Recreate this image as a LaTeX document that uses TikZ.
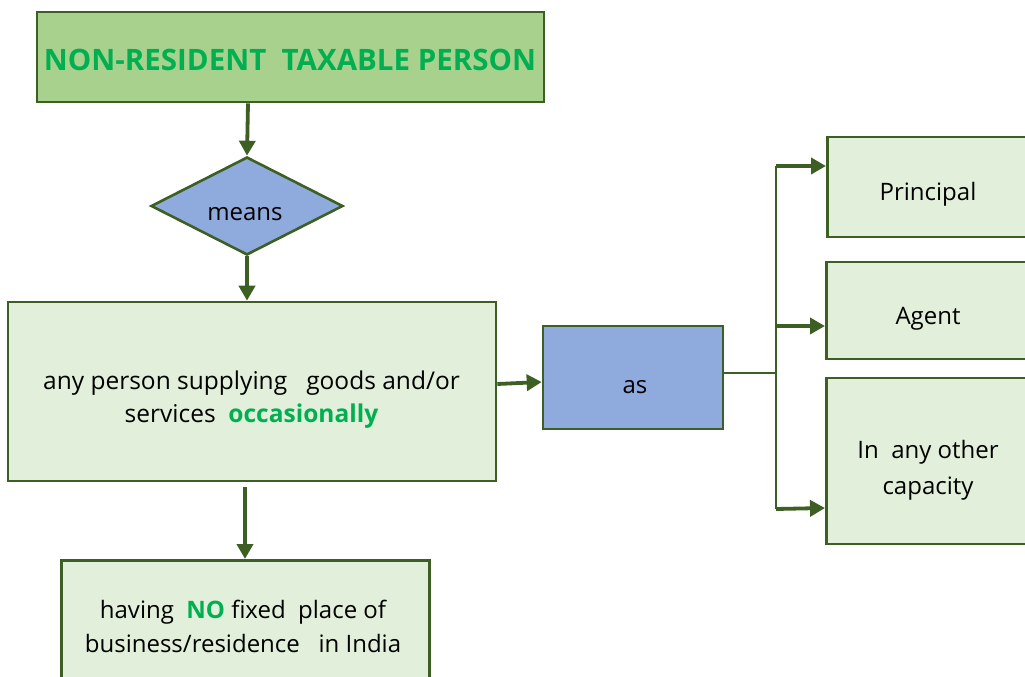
\documentclass[tikz,border=0pt]{standalone}
\usepackage{fontspec}
\setmainfont{Open Sans}
\usetikzlibrary{arrows.meta,shapes.geometric}
\definecolor{edge}{HTML}{3E5F24}
\definecolor{titlefill}{HTML}{A9D18E}
\definecolor{paleg}{HTML}{E2EFDA}
\definecolor{blue}{HTML}{8FAADC}
\definecolor{hilite}{HTML}{00B050}
\tikzset{
  box/.style={draw=edge, line width=2.6pt, fill=paleg, inner sep=0pt},
  bluebox/.style={box, fill=blue},
  txt/.style={align=center, inner sep=0pt, font=\fontsize{24}{34}\selectfont},
  conn/.style={draw=edge, line width=3.8pt, -{Triangle[length=15pt,width=16pt]}},
  wire/.style={draw=edge, line width=2.6pt},
}
\begin{document}
\begin{tikzpicture}[x=1pt,y=-1pt]
\useasboundingbox (0,0) rectangle (1025,677);
% title
\node[box, fill=titlefill, minimum width=507pt, minimum height=90pt] (title) at (290.5,57) {};
\node[txt, font=\fontsize{29.5}{34}\bfseries\selectfont, text=hilite] (titletext) at (290,59.5) {NON-RESIDENT\ \ TAXABLE PERSON};
% decision
\node[draw=edge, line width=2.6pt, fill=blue, diamond, aspect=1.96, minimum width=192pt, minimum height=98pt, inner sep=0pt] (means) at (247,206) {};
\node[txt] (meanstext) at (245,214) {means};
% main statement
\node[box, minimum width=488pt, minimum height=179pt] (main) at (252,391.5) {};
\node[txt, font=\fontsize{24.5}{33}\selectfont] (maintext) at (251.5,399.5) {any person supplying\ \ \ goods and/or\\services\ \ \textcolor{hilite}{\textbf{occasionally}}};
\node[bluebox, minimum width=180pt, minimum height=103pt] (as) at (633,377.5) {};
\node[txt] (astext) at (635,387) {as};
% capacities
\node[box, minimum width=209pt, minimum height=100pt, anchor=west] (principal) at (826,187) {};
\node[txt] (principaltext) at (928,194) {Principal};
\node[box, minimum width=210pt, minimum height=97pt, anchor=west] (agent) at (825,310.5) {};
\node[txt] (agenttext) at (928,319) {Agent};
\node[box, minimum width=210pt, minimum height=166pt, anchor=west] (other) at (825,461) {};
\node[txt, font=\fontsize{24}{36}\selectfont] (othertext) at (928,470) {In\ \ any other\\capacity};
% residence
\node[box, minimum width=368pt, minimum height=130pt, anchor=north west] (res) at (60,559) {};
\node[txt] (restext) at (243,626) {having\ \ \textcolor{hilite}{\textbf{NO}} fixed\ \ place\ of\\business/residence\ \ \ in India};
% connectors
\draw[conn] (title.south -| 248,0) -- (means.north);
\draw[conn] (means.south) -- (main.north -| means.south);
\draw[conn] (main.east |- 0,384) -- (as.west |- 0,382);
\coordinate (split) at (776,373);
\draw[wire] (as.east |- split) -- (split);
\draw[wire] (776,166) -- (776,509);
\draw[conn] (776,166) -- (principal.west |- 0,166);
\draw[conn] (776,326) -- (agent.west |- 0,326);
\draw[conn] (776,509) -- (other.west |- 0,508);
\draw[conn] (245,487) -- (res.north -| 245,0);
\end{tikzpicture}
\end{document}
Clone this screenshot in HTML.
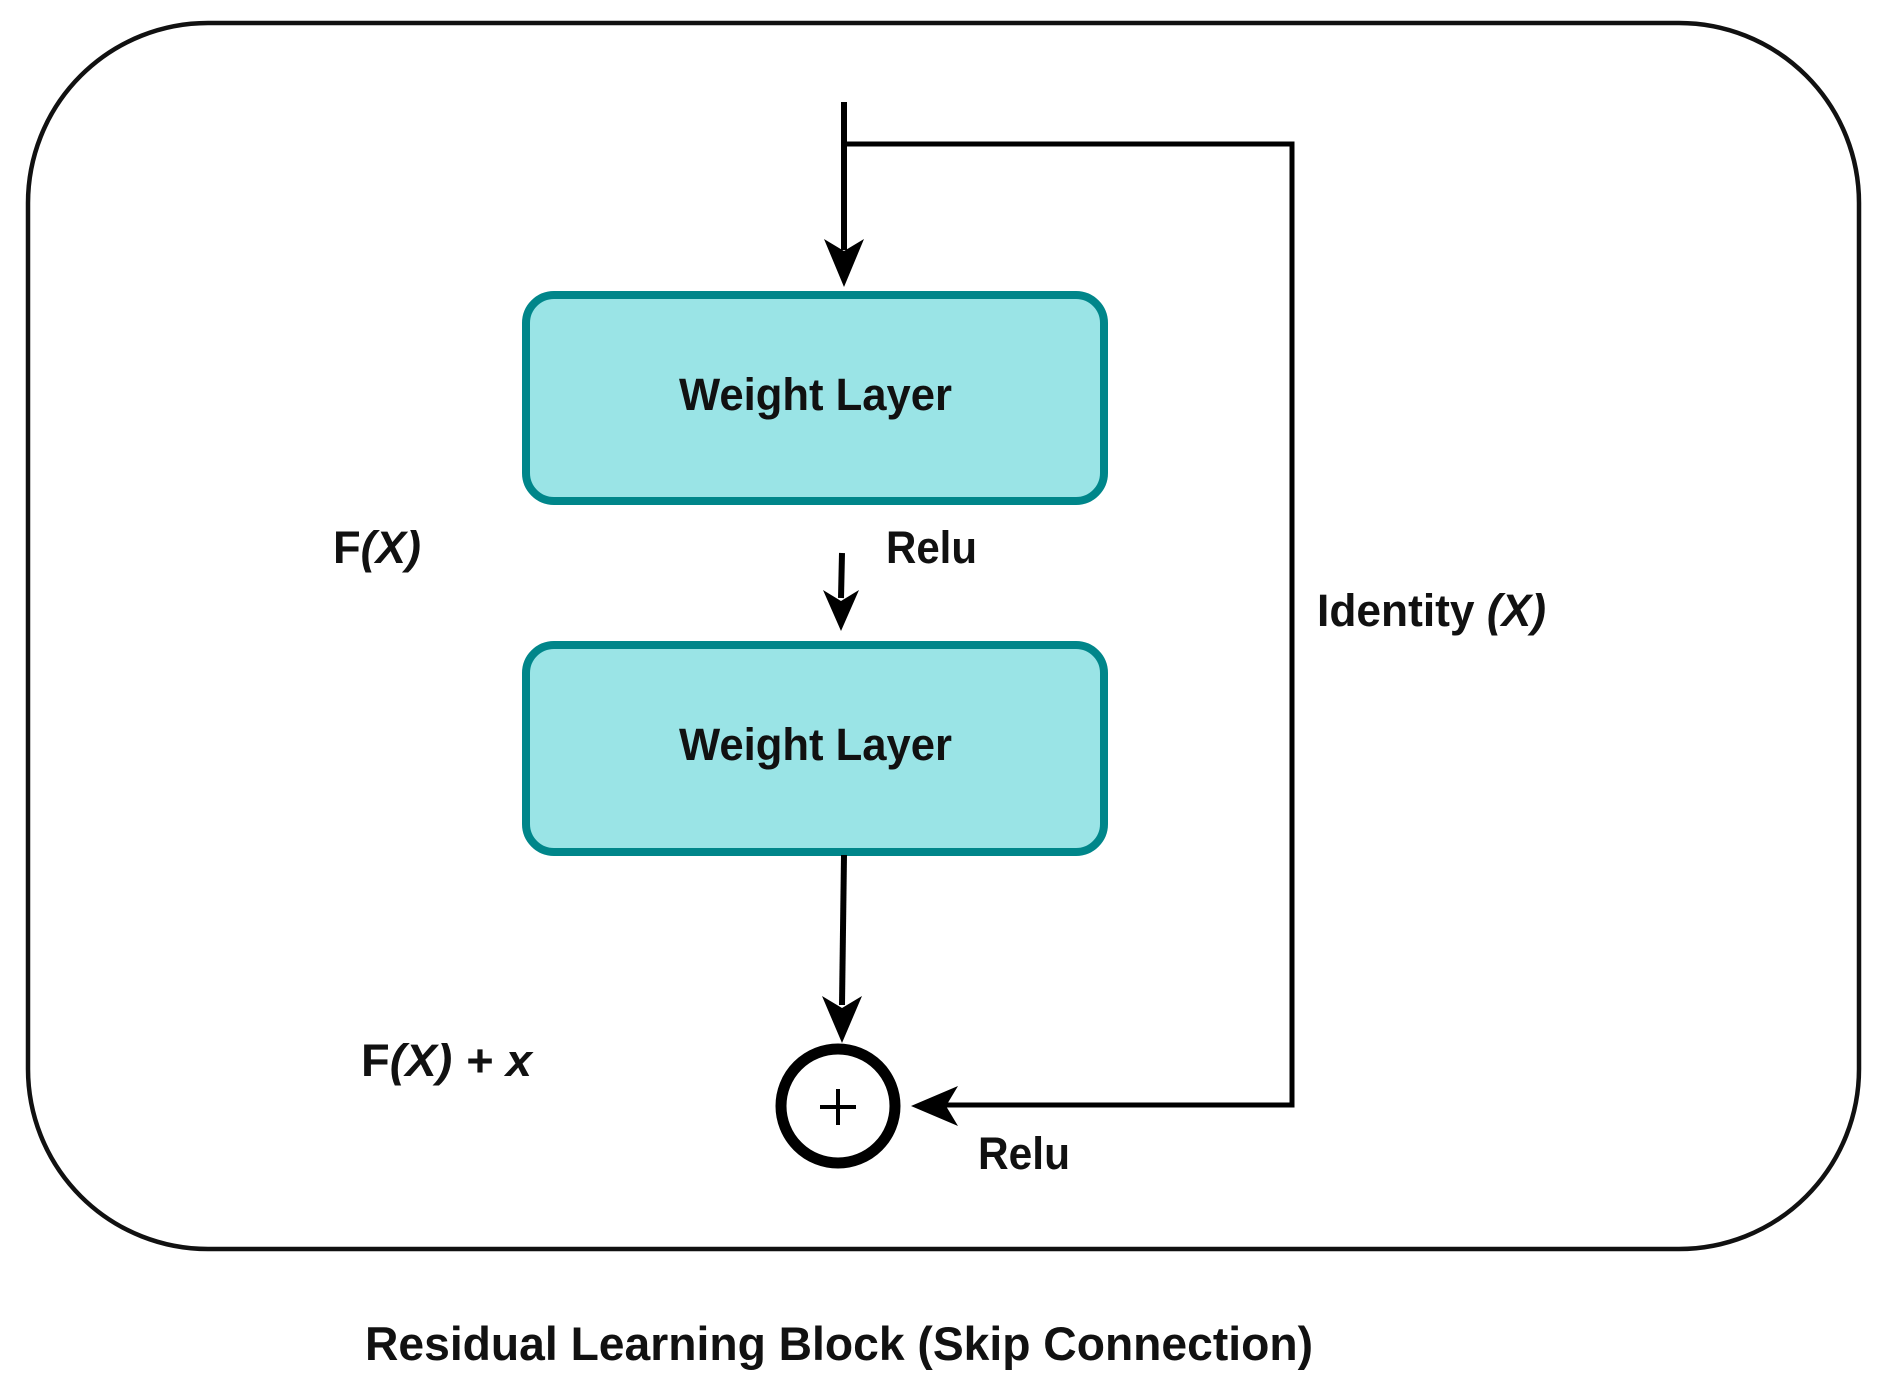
<!DOCTYPE html>
<html><head><meta charset="utf-8"><style>
html,body{margin:0;padding:0;background:#fff}
svg{display:block}
text{font-family:"Liberation Sans",Arial,sans-serif;font-weight:bold;fill:#111}
</style></head><body>
<svg width="1885" height="1391" viewBox="0 0 1885 1391" xmlns="http://www.w3.org/2000/svg">
<rect x="28" y="23" width="1831" height="1226" rx="180" ry="180" fill="#fff" stroke="#111" stroke-width="4.5"/>
<line x1="844" y1="102" x2="844" y2="250" stroke="#000" stroke-width="6"/>
<path d="M844 287 L824 239 L844 251 L864 239 Z" fill="#000"/>
<polyline points="844,144 1292,144 1292,1105 945,1105" fill="none" stroke="#000" stroke-width="5"/>
<path d="M911 1106 L958 1086 L946 1106 L958 1126 Z" fill="#000"/>
<rect x="526" y="295" width="578" height="206" rx="28" fill="#9ae4e6" stroke="#00868a" stroke-width="8"/>
<text x="679" y="410" textLength="273" lengthAdjust="spacingAndGlyphs" font-size="45">Weight Layer</text>
<line x1="842" y1="553" x2="841" y2="598" stroke="#000" stroke-width="6"/>
<path d="M841 631 L823 590 L841 601 L859 590 Z" fill="#000"/>
<text x="886" y="563" textLength="91" lengthAdjust="spacingAndGlyphs" font-size="45">Relu</text>
<rect x="526" y="645" width="578" height="207" rx="28" fill="#9ae4e6" stroke="#00868a" stroke-width="8"/>
<text x="679" y="760" textLength="273" lengthAdjust="spacingAndGlyphs" font-size="45">Weight Layer</text>
<line x1="844" y1="855" x2="842" y2="1005" stroke="#000" stroke-width="6"/>
<path d="M842 1043 L822 996 L842 1008 L862 996 Z" fill="#000"/>
<circle cx="838" cy="1106" r="57" fill="#fff" stroke="#000" stroke-width="11"/>
<line x1="820" y1="1107" x2="856" y2="1107" stroke="#000" stroke-width="4"/>
<line x1="838" y1="1089" x2="838" y2="1125" stroke="#000" stroke-width="4"/>
<text x="333" y="563" textLength="88" lengthAdjust="spacingAndGlyphs" font-size="45">F<tspan font-style="italic">(X)</tspan></text>
<text x="1317" y="626" textLength="229" lengthAdjust="spacingAndGlyphs" font-size="45">Identity <tspan font-style="italic">(X)</tspan></text>
<text x="361" y="1076" textLength="171" lengthAdjust="spacingAndGlyphs" font-size="45">F<tspan font-style="italic">(X)</tspan>  <tspan font-style="italic">+ x</tspan></text>
<text x="978" y="1169" textLength="92" lengthAdjust="spacingAndGlyphs" font-size="45">Relu</text>
<text x="365" y="1360" textLength="948" lengthAdjust="spacingAndGlyphs" font-size="47">Residual Learning Block (Skip Connection)</text>
</svg>
</body></html>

####################

Exercise aim: Output an exact copy of the material, with the pictures removed.

Correct output:
Recreate this image as a LaTeX document that uses TikZ.
\documentclass[tikz,border=0pt]{standalone}
\usepackage{fontspec}
\setmainfont{Open Sans}
\usetikzlibrary{arrows.meta,shapes.geometric}
\definecolor{edge}{HTML}{3E5F24}
\definecolor{titlefill}{HTML}{A9D18E}
\definecolor{paleg}{HTML}{E2EFDA}
\definecolor{blue}{HTML}{8FAADC}
\definecolor{hilite}{HTML}{00B050}
\tikzset{
  box/.style={draw=edge, line width=2.6pt, fill=paleg, inner sep=0pt},
  bluebox/.style={box, fill=blue},
  txt/.style={align=center, inner sep=0pt, font=\fontsize{24}{34}\selectfont},
  conn/.style={draw=edge, line width=3.8pt, -{Triangle[length=15pt,width=16pt]}},
  wire/.style={draw=edge, line width=2.6pt},
}
\begin{document}
\begin{tikzpicture}[x=1pt,y=-1pt]
\useasboundingbox (0,0) rectangle (1025,677);
% title
\node[box, fill=titlefill, minimum width=507pt, minimum height=90pt] (title) at (290.5,57) {};
\node[txt, font=\fontsize{29.5}{34}\bfseries\selectfont, text=hilite] (titletext) at (290,59.5) {NON-RESIDENT\ \ TAXABLE PERSON};
% decision
\node[draw=edge, line width=2.6pt, fill=blue, diamond, aspect=1.96, minimum width=192pt, minimum height=98pt, inner sep=0pt] (means) at (247,206) {};
\node[txt] (meanstext) at (245,214) {means};
% main statement
\node[box, minimum width=488pt, minimum height=179pt] (main) at (252,391.5) {};
\node[txt, font=\fontsize{24.5}{33}\selectfont] (maintext) at (251.5,399.5) {any person supplying\ \ \ goods and/or\\services\ \ \textcolor{hilite}{\textbf{occasionally}}};
\node[bluebox, minimum width=180pt, minimum height=103pt] (as) at (633,377.5) {};
\node[txt] (astext) at (635,387) {as};
% capacities
\node[box, minimum width=209pt, minimum height=100pt, anchor=west] (principal) at (826,187) {};
\node[txt] (principaltext) at (928,194) {Principal};
\node[box, minimum width=210pt, minimum height=97pt, anchor=west] (agent) at (825,310.5) {};
\node[txt] (agenttext) at (928,319) {Agent};
\node[box, minimum width=210pt, minimum height=166pt, anchor=west] (other) at (825,461) {};
\node[txt, font=\fontsize{24}{36}\selectfont] (othertext) at (928,470) {In\ \ any other\\capacity};
% residence
\node[box, minimum width=368pt, minimum height=130pt, anchor=north west] (res) at (60,559) {};
\node[txt] (restext) at (243,626) {having\ \ \textcolor{hilite}{\textbf{NO}} fixed\ \ place\ of\\business/residence\ \ \ in India};
% connectors
\draw[conn] (title.south -| 248,0) -- (means.north);
\draw[conn] (means.south) -- (main.north -| means.south);
\draw[conn] (main.east |- 0,384) -- (as.west |- 0,382);
\coordinate (split) at (776,373);
\draw[wire] (as.east |- split) -- (split);
\draw[wire] (776,166) -- (776,509);
\draw[conn] (776,166) -- (principal.west |- 0,166);
\draw[conn] (776,326) -- (agent.west |- 0,326);
\draw[conn] (776,509) -- (other.west |- 0,508);
\draw[conn] (245,487) -- (res.north -| 245,0);
\end{tikzpicture}
\end{document}
Clone this screenshot in HTML.
<!DOCTYPE html>
<html><head><meta charset="utf-8"><style>
html,body{margin:0;padding:0;background:#fff}
svg{display:block}
text{font-family:"Liberation Sans",Arial,sans-serif;font-weight:bold;fill:#111}
</style></head><body>
<svg width="1885" height="1391" viewBox="0 0 1885 1391" xmlns="http://www.w3.org/2000/svg">
<rect x="28" y="23" width="1831" height="1226" rx="180" ry="180" fill="#fff" stroke="#111" stroke-width="4.5"/>
<line x1="844" y1="102" x2="844" y2="250" stroke="#000" stroke-width="6"/>
<path d="M844 287 L824 239 L844 251 L864 239 Z" fill="#000"/>
<polyline points="844,144 1292,144 1292,1105 945,1105" fill="none" stroke="#000" stroke-width="5"/>
<path d="M911 1106 L958 1086 L946 1106 L958 1126 Z" fill="#000"/>
<rect x="526" y="295" width="578" height="206" rx="28" fill="#9ae4e6" stroke="#00868a" stroke-width="8"/>
<text x="679" y="410" textLength="273" lengthAdjust="spacingAndGlyphs" font-size="45">Weight Layer</text>
<line x1="842" y1="553" x2="841" y2="598" stroke="#000" stroke-width="6"/>
<path d="M841 631 L823 590 L841 601 L859 590 Z" fill="#000"/>
<text x="886" y="563" textLength="91" lengthAdjust="spacingAndGlyphs" font-size="45">Relu</text>
<rect x="526" y="645" width="578" height="207" rx="28" fill="#9ae4e6" stroke="#00868a" stroke-width="8"/>
<text x="679" y="760" textLength="273" lengthAdjust="spacingAndGlyphs" font-size="45">Weight Layer</text>
<line x1="844" y1="855" x2="842" y2="1005" stroke="#000" stroke-width="6"/>
<path d="M842 1043 L822 996 L842 1008 L862 996 Z" fill="#000"/>
<circle cx="838" cy="1106" r="57" fill="#fff" stroke="#000" stroke-width="11"/>
<line x1="820" y1="1107" x2="856" y2="1107" stroke="#000" stroke-width="4"/>
<line x1="838" y1="1089" x2="838" y2="1125" stroke="#000" stroke-width="4"/>
<text x="333" y="563" textLength="88" lengthAdjust="spacingAndGlyphs" font-size="45">F<tspan font-style="italic">(X)</tspan></text>
<text x="1317" y="626" textLength="229" lengthAdjust="spacingAndGlyphs" font-size="45">Identity <tspan font-style="italic">(X)</tspan></text>
<text x="361" y="1076" textLength="171" lengthAdjust="spacingAndGlyphs" font-size="45">F<tspan font-style="italic">(X)</tspan>  <tspan font-style="italic">+ x</tspan></text>
<text x="978" y="1169" textLength="92" lengthAdjust="spacingAndGlyphs" font-size="45">Relu</text>
<text x="365" y="1360" textLength="948" lengthAdjust="spacingAndGlyphs" font-size="47">Residual Learning Block (Skip Connection)</text>
</svg>
</body></html>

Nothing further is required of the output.